Satisfied with Life at a Ripe Old Age

January 11, 2010 at 12:31 pm | Posted in Devotional thoughts | Leave a comment

            “Abraham breathed his last and died in a ripe old age, an old man and satisfied with life; and he was gathered to his people.” (Genesis 25:8)  I am reading through the New American Standard Bible this year.  Although I used to read this translation exclusively, and continue to use it for reference, I have not read through it since it was updated in 1995.  Today, this verse stood out to me.  Although the NIV says that Abraham was full of years, the NASB says he was satisfied with life.  I have known too many older people who were bitter about life at worst or dissatisfied with life at best.  There are times, in middle life, when I see the emptiness of it all, times I perceive the shallowness of my own life, even as a teaching pastor.  I’m sure it’s worse in other professions.  That attitude will lead to dissatisfaction later.  I pray that as I age I will be satisfied with life – more particularly that I will find my satisfaction in God, and in Him alone.  I should be dissatisfied with everything else.  As I’ve said so often from Ecclesiastes, life can be empty, and the only thing in life that satisfies is something beyond the sun.  At the end of his 175 years, Abraham was full, satisfied with his life.  He looked beyond this earth and found that satisfaction in the LORD.  May I do likewise.

Best Books of 2009

January 5, 2010 at 5:43 pm | Posted in Books and Movies | 1 Comment

          This past year was a slow one for reading; I didn’t do near as much as I would have liked.  Too much Rockies baseball on the radio, too many sudoku puzzles, rather than books, in the quiet moments.  But here’s the best or most interesting ones I recall.  If the title appears as a link, it connects you to my blog about that book.

I read, for the first time, some of Michael Crichton’s novels.  Jurassic Park, The Lost World, and The Andromeda Strain.  There are some men in the congregation who really like Crichton, so I thought I’d read his most famous to see what he’s about.  They were all fun reads – hard to put down – but I was disappointed that everyone was a lesson in evolutionary theory.

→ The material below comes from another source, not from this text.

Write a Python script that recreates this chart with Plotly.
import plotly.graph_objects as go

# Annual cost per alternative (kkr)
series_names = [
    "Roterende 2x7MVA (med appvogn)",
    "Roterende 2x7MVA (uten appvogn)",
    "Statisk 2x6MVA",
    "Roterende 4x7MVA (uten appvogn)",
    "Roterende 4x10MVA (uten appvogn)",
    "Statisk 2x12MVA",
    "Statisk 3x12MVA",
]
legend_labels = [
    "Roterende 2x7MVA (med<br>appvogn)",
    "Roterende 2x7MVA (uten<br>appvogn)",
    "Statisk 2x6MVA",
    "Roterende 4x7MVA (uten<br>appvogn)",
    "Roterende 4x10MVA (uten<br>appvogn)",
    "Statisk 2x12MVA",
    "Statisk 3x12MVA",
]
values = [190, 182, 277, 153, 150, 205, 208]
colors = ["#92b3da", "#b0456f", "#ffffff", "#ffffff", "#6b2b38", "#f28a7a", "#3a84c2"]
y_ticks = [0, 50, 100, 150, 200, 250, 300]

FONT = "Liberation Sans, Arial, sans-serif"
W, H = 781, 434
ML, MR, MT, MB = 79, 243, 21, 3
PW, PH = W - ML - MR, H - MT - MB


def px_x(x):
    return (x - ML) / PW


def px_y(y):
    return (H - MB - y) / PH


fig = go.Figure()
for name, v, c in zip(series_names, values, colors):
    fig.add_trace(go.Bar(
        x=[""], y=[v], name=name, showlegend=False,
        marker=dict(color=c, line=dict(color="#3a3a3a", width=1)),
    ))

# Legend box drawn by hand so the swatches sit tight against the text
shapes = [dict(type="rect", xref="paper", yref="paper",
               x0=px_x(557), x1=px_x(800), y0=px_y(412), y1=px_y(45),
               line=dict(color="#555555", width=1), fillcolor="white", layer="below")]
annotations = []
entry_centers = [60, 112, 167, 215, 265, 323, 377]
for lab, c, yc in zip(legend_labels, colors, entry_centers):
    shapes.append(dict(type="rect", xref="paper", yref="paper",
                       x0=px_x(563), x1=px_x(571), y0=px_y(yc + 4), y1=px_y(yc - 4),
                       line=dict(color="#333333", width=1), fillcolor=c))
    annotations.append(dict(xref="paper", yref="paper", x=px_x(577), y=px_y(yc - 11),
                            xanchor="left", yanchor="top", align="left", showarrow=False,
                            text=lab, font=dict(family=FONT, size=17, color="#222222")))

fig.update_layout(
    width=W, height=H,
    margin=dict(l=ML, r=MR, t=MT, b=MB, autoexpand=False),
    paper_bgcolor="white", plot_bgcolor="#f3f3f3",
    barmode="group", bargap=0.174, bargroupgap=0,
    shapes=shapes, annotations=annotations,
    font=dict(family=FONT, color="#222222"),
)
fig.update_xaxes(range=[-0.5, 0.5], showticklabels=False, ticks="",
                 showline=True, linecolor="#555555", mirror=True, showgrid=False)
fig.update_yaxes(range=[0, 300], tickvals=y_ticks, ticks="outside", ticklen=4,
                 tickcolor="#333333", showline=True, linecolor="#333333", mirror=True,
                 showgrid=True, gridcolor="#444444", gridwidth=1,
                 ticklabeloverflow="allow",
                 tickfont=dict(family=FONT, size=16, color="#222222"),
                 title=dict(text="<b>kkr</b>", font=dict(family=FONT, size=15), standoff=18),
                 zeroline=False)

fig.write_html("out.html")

The Shack. Wm. Paul Young.  It wouldn’t be on this list of favorites except that my review of the book is the most read post I’ve ever written.  Just don’t miss the addendum to it, as I hardened my opinion after further review.

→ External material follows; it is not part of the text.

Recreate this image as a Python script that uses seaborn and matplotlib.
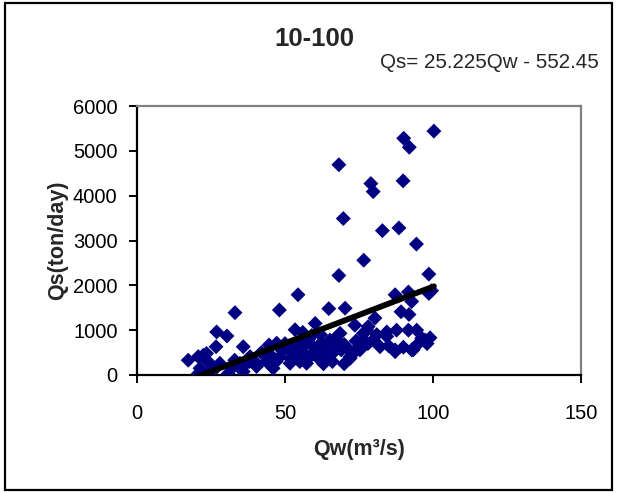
import matplotlib
matplotlib.use("Agg")
import matplotlib.pyplot as plt
import seaborn as sns
import pandas as pd
import numpy as np
from matplotlib.patches import Rectangle

# ---- data ----
qw = [
    # upper points
    68.2, 90.1, 92.0, 100.3, 79.0, 79.8, 89.9, 69.7, 82.9, 88.5, 94.4, 76.6, 68.2, 98.6,
    # middle
    98.6, 99.5, 87.2, 91.7, 92.8, 80.4, 89.2, 91.9, 54.4, 48.1, 33.1, 64.8, 70.3, 60.2,
    53.4, 73.6, 78.1, 76.5, 26.9, 30.4, 26.7, 35.9, 44.6, 47.2, 50.0, 55.1, 68.0, 68.6, 65.2,
    # lower right cluster
    87.2, 93.3, 82.1, 96.2, 97.3, 94.5, 91.7, 87.7, 84.4, 77.6, 76.5, 79.8, 84.4, 87.2,
    92.8, 96.7, 75.3, 72.0, 72.0, 98.0, 95.0, 85.0, 90.0, 99.0, 78.0, 81.0,
    # lower left
    17.3, 20.7, 23.5, 22.4, 21.3, 20.7, 25.2, 28.0, 32.0, 34.8, 38.2, 40.4, 43.8, 48.3,
    46.0, 51.1, 51.7, 57.3, 58.4, 59.6, 61.8, 30.8, 35.9, 40.4,
    # dense middle
    52.0, 53.0, 54.0, 55.0, 56.0, 57.0, 58.0, 60.0, 61.0, 62.0, 63.0, 64.0, 65.0, 66.0,
    67.0, 69.0, 70.0, 71.0, 73.0, 74.0, 75.0, 62.0, 59.0, 56.0, 45.0, 47.0, 49.0, 42.0,
    38.0, 36.0, 27.0, 24.0, 33.0, 63.0, 66.0, 70.0,
]
qs = [
    4690, 5280, 5080, 5440, 4270, 4090, 4330, 3490, 3220, 3280, 2920, 2560, 2220, 2250,
    1820, 1880, 1790, 1850, 1640, 1270, 1410, 1350, 1790, 1450, 1390, 1480, 1490, 1150,
    1010, 1110, 1080, 930, 960, 870, 630, 630, 670, 710, 700, 670, 700, 930, 780,
    560, 560, 630, 820, 780, 1000, 1000, 1000, 960, 1000, 780, 780, 860, 520,
    560, 780, 560, 370, 410, 700, 700, 650, 620, 830, 700, 900,
    330, 410, 480, 440, 150, 30, 110, 260, 150, 260, 410, 190, 300, 410,
    150, 560, 260, 260, 410, 480, 340, 30, 75, 260,
    350, 600, 450, 300, 520, 700, 800, 600, 450, 700, 550, 380, 620, 480,
    820, 560, 680, 600, 480, 760, 640, 900, 880, 950, 450, 300, 550, 500,
    300, 200, 180, 300, 330, 250, 300, 250,
]

slope = 25.225
intercept = -552.45
title = "10-100"
equation = "Qs= 25.225Qw - 552.45"
x_ticks = [0, 50, 100, 150]
y_ticks = [0, 1000, 2000, 3000, 4000, 5000, 6000]

df = pd.DataFrame({"Qw": qw, "Qs": qs})

sns.set_theme(style="white")
plt.rcParams["font.family"] = ["Liberation Sans", "DejaVu Sans"]

W, H = 618, 493
fig = plt.figure(figsize=(W / 100, H / 100), dpi=100)
ax = fig.add_axes([137 / W, 1 - 375 / H, (581 - 137) / W, (375 - 106) / H])

sns.scatterplot(data=df, x="Qw", y="Qs", marker="D", color="#000080",
                s=58, edgecolor="none", linewidth=0, ax=ax, zorder=3)

tx = np.array([min(qw), max(qw)])
ax.plot(tx, slope * tx + intercept, color="black", lw=4.2, zorder=4,
        solid_capstyle="round")

ax.set_xlim(0, 150)
ax.set_ylim(0, 6000)
ax.set_xticks(x_ticks)
ax.set_yticks(y_ticks)
ax.set_xlabel("")
ax.set_ylabel("")

for side in ["left", "bottom"]:
    ax.spines[side].set_color("black")
    ax.spines[side].set_linewidth(1.6)
for side in ["top", "right"]:
    ax.spines[side].set_color("#808080")
    ax.spines[side].set_linewidth(1.6)
    ax.spines[side].set_visible(True)

ax.tick_params(axis="both", which="major", direction="out", length=6, width=1.4,
               color="black", labelsize=14.5, labelcolor="black")
ax.tick_params(axis="x", pad=15, bottom=True)
ax.tick_params(axis="y", pad=8, left=True)

fig.text(314 / W, 1 - 39 / H, title, ha="center", va="center",
         fontsize=18.5, fontweight="bold")
fig.text(599 / W, 1 - 62 / H, equation, ha="right", va="center", fontsize=14.8)
fig.text(58 / W, 1 - 240 / H, "Qs(ton/day)", ha="center", va="center",
         rotation=90, fontsize=15.5, fontweight="bold")
fig.text(359 / W, 1 - 449 / H, "Qw(m³/s)", ha="center", va="center",
         fontsize=15.5, fontweight="bold")

fig.patches.append(Rectangle((5 / W, 3 / H), 607 / W, 487 / H, transform=fig.transFigure,
                             fill=False, edgecolor="black", linewidth=1.6))

fig.savefig("out.png", dpi=100)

Simple Church. Thom Rainer and Eric Geiger.  Our Elders have worked through this one together. I found the details and statistics boring, and sometimes they didn’t really seem to support what the authors were saying.  But the main emphasis of a church committed to one simple process of making disciples was great.  Village is a complicated church, by the author’s definition, and the leadership is struggling with how to simplify.

Angel in the Whirlwind. Benson Bobrick.  (This book got a second blog)  A too long and detailed history of the American Revolution.  But still profound and thrilling.

Swimming to Antarctica. Lynn Cox.  My family read this one together, and it was by far the most fun book of the year.

Transforming Grace. Jerry Bridges.  As Christians, we often believe that salvation is by grace, but that living the Christian life is on our own merits.  Bridges counters with the biblical truth that all of the Christian life, from new birth to heaven is by grace.  Though the repetition on the theme got a little long the truths presented were very valuable.

John Calvin, A Heart for Devotion, Doctrine, and Doxology. Burke Parsons, ed. (This book got two blogs also)  The best Christian book of the year for me.  Both insightful and inspiring.  The title says it all.